I have two free subscriptions for windows azure and because I exceeded the limit on the first one, Microsoft closed it down. So I tried to deploy my application from the other subscription, and changed a few settings, and it seems to take a lot longer and the dns name of the depolyed application (in production area) does not seem to work. (I've been waiting for about 15 minutes.. in the other subscription it was almost immediate that the link started to work..). Also my webrole seems to be in a state of busy for a very long time..
The application always worked fine and now I'm getting all this trouble just by switching subscription?? I'm getting really frustrated with this especially because I all worked perfectly before. Now I have to 'waste' my time getting all the things to work again and I can't start with anything new. I don't think this is normal but I can't seem to find the solution to this either.
edit:
Over half an hour the dns finally started working but this still does not fix the problem with the extreme slow deploying and the busy state of the webrole..

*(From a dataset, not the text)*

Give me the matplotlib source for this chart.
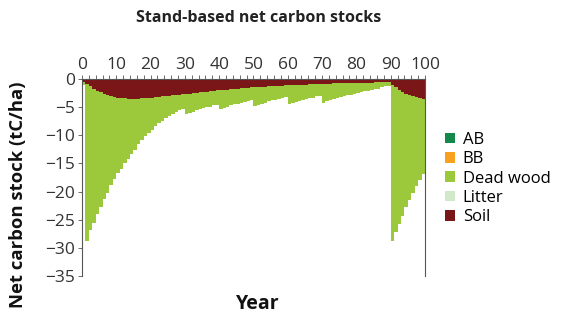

Please study the discussion below to understand why the time to deploy an application could vary between 10-30 minutes:
Is there a way to reduce time between Azure deployment start and role OnStart() code being invoked?
Above details will helped you to get the answer about your statement ".. this still does not fix the problem with the extreme slow deploying and the busy state of the webrole.."..
To add more about that, when your application is deployment phase it goes through several state and in some cases the time taken in one state could be longer then expected and during this time you will see status as "Busy", "Initializing", "Starting.." etc and these state actually explain which level you are during your deployment. I hope this helps you to understand the time taken during deployment.